The law also creates important obligations that will affect insurers’ relationship with their employees and contractors. Each security program must include employee policies and procedures for personal information security, and insurers must discipline employees who violate these procedures. Notably, the law also makes insurers’ responsible for overseeing third parties with which they share personal information. Insurers may only share information with third parties that are capable of implementing safeguards consistent with the law, and must require those third parties to actually implement the safeguards. When contracting with a vendor, insurers should be careful to preserve their ability to oversee the vendor’s data security practices, and should carefully consider the risk and costs of a potential data breach when selecting vendors in the first instance.

Compliance with the new Connecticut law will be an ongoing commitment, as insurers will be required to continually monitor and reevaluate the risks that they face, their strategy for controlling those risks, and the overall sufficiency of their security programs.

Data Security Requirements for State Contractors

Finally, section one of the Connecticut data security law, effective July 1 of this year, mandates that every contract under which a state agency shares confidential information require the contractor to implement and maintain a comprehensive data security plan for the protection of that information.

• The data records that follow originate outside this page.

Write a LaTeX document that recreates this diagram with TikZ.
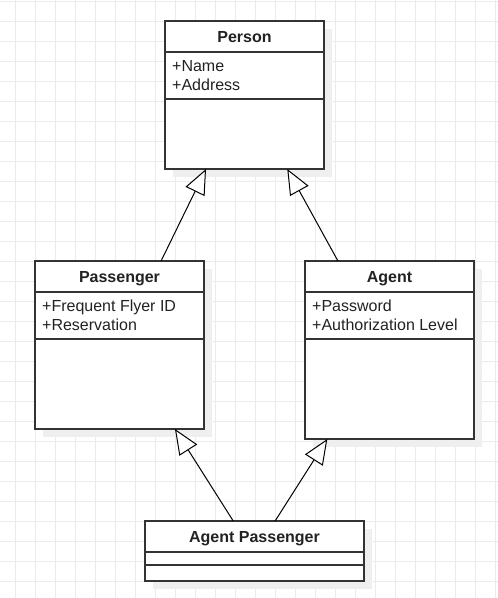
\documentclass[tikz,border=0pt]{standalone}
\usepackage{fontspec}
\setmainfont{Liberation Sans}
\usetikzlibrary{arrows.meta,shadows,calc}
\definecolor{gridc}{HTML}{EBEBEB}
\definecolor{shadowc}{HTML}{EFEFEF}
\definecolor{linec}{HTML}{333333}
\definecolor{textc}{HTML}{222222}
\tikzset{
 classbox/.style={draw=linec, line width=1.4pt, fill=white, anchor=north west, inner sep=0pt, outer sep=0pt,
   general shadow={fill=shadowc, shadow xshift=8pt, shadow yshift=-8pt}},
 divider/.style={draw=linec, line width=1.4pt},
 title/.style={font=\fontsize{16}{19}\selectfont\bfseries, text=textc, anchor=base, inner sep=0pt},
 attr/.style={font=\fontsize{16}{19}\selectfont, text=textc, anchor=base west, inner sep=0pt},
 inherit/.style={draw=black, line width=1pt, -{Triangle[length=25pt, width=21pt, fill=white]}},
 gridline/.style={draw=gridc, line width=1pt},
}
\begin{document}
\begin{tikzpicture}[x=1pt,y=-1pt]
\fill[white] (0,0) rectangle (498,598);
\useasboundingbox (0,0) rectangle (498,598);
\foreach \gx in {15,35,...,495} \draw[gridline] (\gx,0) -- (\gx,598);
\foreach \gy in {1,21,...,597} \draw[gridline] (0,\gy) -- (498,\gy);

% Person
\node[classbox, minimum width=159pt, minimum height=148pt] (person) at (165,21) {};
\draw[divider] ([yshift=-31pt]person.north west) -- ([yshift=-31pt]person.north east);
\draw[divider] ([yshift=-78pt]person.north west) -- ([yshift=-78pt]person.north east);
\node[title] (personT) at ([yshift=-21.3pt]person.north) {Person};
\node[attr] (personA1) at ([xshift=7pt,yshift=-50pt]person.north west) {+Name};
\node[attr] (personA2) at ([xshift=7pt,yshift=-69pt]person.north west) {+Address};

% Passenger
\node[classbox, minimum width=169pt, minimum height=168pt] (passenger) at (35,261) {};
\draw[divider] ([yshift=-31pt]passenger.north west) -- ([yshift=-31pt]passenger.north east);
\draw[divider] ([yshift=-78pt]passenger.north west) -- ([yshift=-78pt]passenger.north east);
\node[title] (passengerT) at ([yshift=-21.3pt]passenger.north) {Passenger};
\node[attr] (passengerA1) at ([xshift=7pt,yshift=-50pt]passenger.north west) {+Frequent Flyer ID};
\node[attr] (passengerA2) at ([xshift=7pt,yshift=-69pt]passenger.north west) {+Reservation};

% Agent
\node[classbox, minimum width=169pt, minimum height=178pt] (agent) at (305,261) {};
\draw[divider] ([yshift=-31pt]agent.north west) -- ([yshift=-31pt]agent.north east);
\draw[divider] ([yshift=-78pt]agent.north west) -- ([yshift=-78pt]agent.north east);
\node[title] (agentT) at ([yshift=-21.3pt]agent.north) {Agent};
\node[attr] (agentA1) at ([xshift=7pt,yshift=-50pt]agent.north west) {+Password};
\node[attr] (agentA2) at ([xshift=7pt,yshift=-69pt]agent.north west) {+Authorization Level};

% Agent Passenger
\node[classbox, minimum width=219pt, minimum height=60pt] (agentpass) at (145,521) {};
\draw[divider] ([yshift=-31pt]agentpass.north west) -- ([yshift=-31pt]agentpass.north east);
\draw[divider] ([yshift=-44pt]agentpass.north west) -- ([yshift=-44pt]agentpass.north east);
\node[title] (agentpassT) at ([yshift=-21.3pt]agentpass.north) {Agent Passenger};

% Generalisations
\draw[inherit] ($(passenger.north west)!0.746!(passenger.north east)$) -- ($(person.south west)!0.258!(person.south east)$);
\draw[inherit] ($(agent.north west)!0.195!(agent.north east)$) -- ($(person.south west)!0.769!(person.south east)$);
\draw[inherit] ($(agentpass.north west)!0.403!(agentpass.north east)$) -- ($(passenger.south west)!0.828!(passenger.south east)$);
\draw[inherit] ($(agentpass.north west)!0.594!(agentpass.north east)$) -- ($(agent.south west)!0.132!(agent.south east)$);
\end{tikzpicture}
\end{document}
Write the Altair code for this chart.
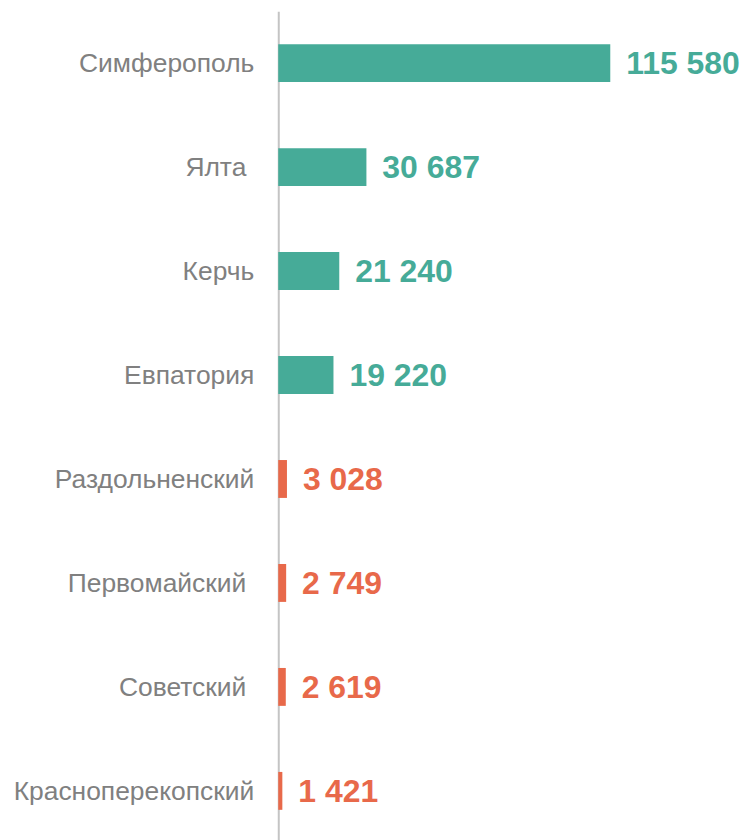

Each security plan must comply with the law’s minimum requirements and is implemented at the contractor’s expense. The state may mandate stricter requirements where appropriate Section two of the law authorizes the Office of Policy and Management to require additional or alternate security measures if warranted by the circumstances.

The minimum requirements for state contractors are generally similar to—but somewhat less particular than—those imposed on health insurers. For example, contractors are specifically required to store confidential information on secure servers and drives, behind a firewall, monitored by intrusion detection software. Notably, contractors require the approval of the state contracting agency to store confidential information on external hard disks or removable storage media. And contractors must report any actual or suspected data breaches to the state as soon as practical following discovery. State laws imposing such granular requirements are relatively uncommon; states tend to require at most that companies take “reasonable” precautions to protect confidential information.

Businesses that work with the State of Connecticut should consider these new requirements at every stage of the contracting process. Companies that want to contract with the state should evaluate whether their current IT infrastructure will comply with the law’s requirements, and their business plans should account for the cost of compliance; both with initial technological standards and ongoing monitoring requirements.